Even as recently as 2006, Sen. Chuck Schumer (D-N.Y.) — now screaming about Trump’s “cruelty” — eagerly pushed for building a border wall. Thirty years ago, few Democratic senators would have voted against it. Sen. Bernie Sanders (I-Vt.), back then, warned against flooding the country with unskilled foreign labor that would hurt America’s most vulnerable workers. Obama himself praised tougher immigration controls. In 2006, Democrats still held some loyalty to their working-class base. They understood that saturating American communities with third world lumpenproletariat — not to mention foreign gangs — would devastate the working class.

That was before Rep. Alexandria Ocasio-Cortez (D-N.Y.), Pete Buttigieg, Rep. Jasmine Crockett (D-Texas), and Rachel Levine became the faces of the rebranded Democratic Party.

Since then, both national parties have swapped electoral bases. Republicans moved away from country-club elites and realigned with the white — and increasingly Hispanic — working class. Democrats abandoned their traditional blue-collar support to embrace progressive white women, the LGBTQ lobby, government bureaucrats, black militants, and now, the cause of illegal immigrants.

For Democrats, the strategy is simple: expand the non-working-class base. Biden’s administration opened the border to as many as 10 million illegal aliens, and anyone with a functioning brain can see why.

Yet, when virtue signalers clutch their pearls over Trump’s treatment of “nice illegal rapists,” I have to wonder if they’re playing dumb. Do they really not know why their party flooded the country with illegal aliens? Do they honestly think slogans about "love" explain why Democrats fight tooth and nail to keep even convicted criminals from deportation?

Every illegal immigrant represents a potential future Democratic voter. If Trump’s administration was allowed to make moral distinctions among the "undocumented," Democrats might lose too many future loyalists. Better, from their view, to defend even a wife-beating, MS-13-affiliated “Maryland man” than risk losing tomorrow’s votes.

Perhaps I’m being unfair. Maybe the Democratic cheering squad doesn’t know — or care — how radically its party reversed itself on immigration. Maybe leftists assume their Democratic heroes always held the same radical social views as Tim Walz and Hakeem Jeffries.

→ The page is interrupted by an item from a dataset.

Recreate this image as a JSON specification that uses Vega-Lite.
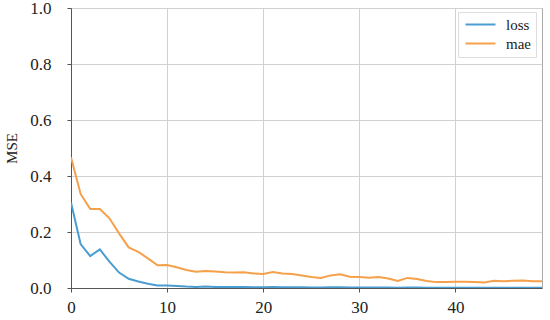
{
  "$schema": "https://vega.github.io/schema/vega-lite/v6.json",
  "width": 471,
  "height": 280,
  "autosize": {"type": "none"},
  "padding": {"left": 71, "top": 8, "right": 8, "bottom": 32},
  "background": "white",
  "config": {
    "font": "Liberation Serif",
    "view": {"stroke": "#aaaaaa", "strokeWidth": 1},
    "axis": {
      "labelFont": "Liberation Serif",
      "titleFont": "Liberation Serif",
      "labelColor": "#222",
      "titleColor": "#222",
      "gridColor": "#d0d0d0",
      "gridWidth": 1,
      "domainColor": "#555",
      "tickColor": "#555",
      "tickSize": 4
    }
  },
  "data": {
    "values": [
      {"epoch": 0, "loss": 0.305, "mae": 0.467},
      {"epoch": 1, "loss": 0.157, "mae": 0.336},
      {"epoch": 2, "loss": 0.114, "mae": 0.282},
      {"epoch": 3, "loss": 0.138, "mae": 0.282},
      {"epoch": 4, "loss": 0.094, "mae": 0.249},
      {"epoch": 5, "loss": 0.055, "mae": 0.195},
      {"epoch": 6, "loss": 0.033, "mae": 0.145},
      {"epoch": 7, "loss": 0.023, "mae": 0.129},
      {"epoch": 8, "loss": 0.015, "mae": 0.106},
      {"epoch": 9, "loss": 0.009, "mae": 0.081},
      {"epoch": 10, "loss": 0.009, "mae": 0.082},
      {"epoch": 11, "loss": 0.007, "mae": 0.074},
      {"epoch": 12, "loss": 0.005, "mae": 0.064},
      {"epoch": 13, "loss": 0.004, "mae": 0.058},
      {"epoch": 14, "loss": 0.005, "mae": 0.061},
      {"epoch": 15, "loss": 0.004, "mae": 0.059},
      {"epoch": 16, "loss": 0.004, "mae": 0.056},
      {"epoch": 17, "loss": 0.004, "mae": 0.055},
      {"epoch": 18, "loss": 0.004, "mae": 0.056},
      {"epoch": 19, "loss": 0.003, "mae": 0.052},
      {"epoch": 20, "loss": 0.003, "mae": 0.05},
      {"epoch": 21, "loss": 0.004, "mae": 0.057},
      {"epoch": 22, "loss": 0.003, "mae": 0.052},
      {"epoch": 23, "loss": 0.003, "mae": 0.05},
      {"epoch": 24, "loss": 0.003, "mae": 0.045},
      {"epoch": 25, "loss": 0.002, "mae": 0.039},
      {"epoch": 26, "loss": 0.002, "mae": 0.036},
      {"epoch": 27, "loss": 0.003, "mae": 0.045},
      {"epoch": 28, "loss": 0.003, "mae": 0.049},
      {"epoch": 29, "loss": 0.002, "mae": 0.04},
      {"epoch": 30, "loss": 0.002, "mae": 0.039},
      {"epoch": 31, "loss": 0.002, "mae": 0.037},
      {"epoch": 32, "loss": 0.002, "mae": 0.039},
      {"epoch": 33, "loss": 0.002, "mae": 0.034},
      {"epoch": 34, "loss": 0.001, "mae": 0.025},
      {"epoch": 35, "loss": 0.002, "mae": 0.036},
      {"epoch": 36, "loss": 0.002, "mae": 0.032},
      {"epoch": 37, "loss": 0.001, "mae": 0.025},
      {"epoch": 38, "loss": 0.001, "mae": 0.021},
      {"epoch": 39, "loss": 0.001, "mae": 0.021},
      {"epoch": 40, "loss": 0.001, "mae": 0.022},
      {"epoch": 41, "loss": 0.001, "mae": 0.022},
      {"epoch": 42, "loss": 0.001, "mae": 0.021},
      {"epoch": 43, "loss": 0.001, "mae": 0.02},
      {"epoch": 44, "loss": 0.001, "mae": 0.026},
      {"epoch": 45, "loss": 0.001, "mae": 0.024},
      {"epoch": 46, "loss": 0.001, "mae": 0.026},
      {"epoch": 47, "loss": 0.001, "mae": 0.027},
      {"epoch": 48, "loss": 0.001, "mae": 0.024},
      {"epoch": 49, "loss": 0.001, "mae": 0.024}
    ]
  },
  "transform": [{"fold": ["loss", "mae"], "as": ["metric", "value"]}],
  "mark": {"type": "line", "strokeWidth": 2, "clip": true},
  "encoding": {
    "x": {
      "field": "epoch",
      "type": "quantitative",
      "scale": {"domain": [0, 49], "nice": false},
      "axis": {
        "title": null,
        "values": [0, 10, 20, 30, 40],
        "labelFontSize": 17,
        "labelPadding": 7,
        "labelFlush": false
      }
    },
    "y": {
      "field": "value",
      "type": "quantitative",
      "scale": {"domain": [0, 1], "nice": false},
      "axis": {
        "title": "MSE",
        "titleFontSize": 15,
        "titleFontWeight": "normal",
        "titlePadding": 10,
        "values": [0, 0.2, 0.4, 0.6, 0.8, 1.0],
        "format": ".1f",
        "labelFontSize": 17,
        "labelPadding": 16
      }
    },
    "color": {
      "field": "metric",
      "type": "nominal",
      "scale": {"domain": ["loss", "mae"], "range": ["#4a9dd0", "#f5a04a"]},
      "legend": {
        "title": null,
        "orient": "none",
        "legendX": 387,
        "legendY": 4,
        "symbolType": "M-3,0H3",
        "symbolSize": 100,
        "symbolOffset": 10,
        "symbolStrokeWidth": 2,
        "labelFontSize": 15,
        "labelColor": "#222",
        "strokeColor": "#dddddd",
        "fillColor": "white",
        "padding": 5,
        "rowPadding": 3,
        "labelOffset": 18
      }
    }
  }
}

Most live in the present, parroting whatever slogans the media and party elites hand them. If journalists and historians hide the truth, these activists show little curiosity to uncover it.

Meanwhile, the media and judicial attacks on Trump’s supposedly “Nazi-like” immigration policies continue to erode public support. Trump now polls negatively even on immigration, the very issue that propelled him into the White House.

If this delusion holds, Democrats may succeed in securing nearly all of their future voters.